German historians are debating whether or not to open what is believed to be the world’s oldest bottle of wine.
The bottle, believed to be 1,650-year-old, sealed with wax and containing a white liquid, has been on display at the Pfalz Historical Museum for more than a century.
The wine, believed to have been produced locally, was buried with a Roman noble near the German city of Speyer in 350AD.
The bottle was discovered in 1867 and analyzed by the Kaiser’s chemists during the First World War.
The museum’s wine department curator Ludger Tekampe said: “We are not sure whether or not it could stand the shock to the air. It is still liquid.”
Wine professor Monika Christmann said: “Micro-biologically it is probably not spoiled, but it would not bring joy to the palate.”

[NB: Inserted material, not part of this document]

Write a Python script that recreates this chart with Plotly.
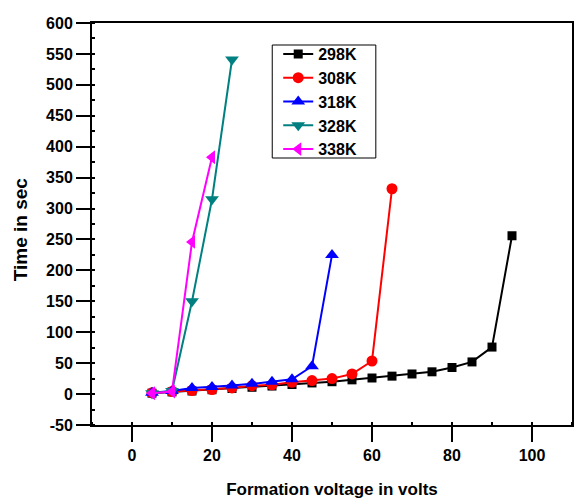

Ludger Tekampe said: “We are not sure whether or not it could stand the shock to the air.
“It is still liquid and there are some who believe it should be subjected to new scientific analysis but we are not sure.
“I have personally held the bottle twice in my hand during renovations. That was an amazing feeling.”
A splash of olive oil and a seal of hot wax have kept the white wine liquid down all the 602,000-plus days since it was made.
The Pfalz is one of Germany’s top winegrowing regions and the wine that the Roman nobleman had with him in the grave was almost certainly produced nearby.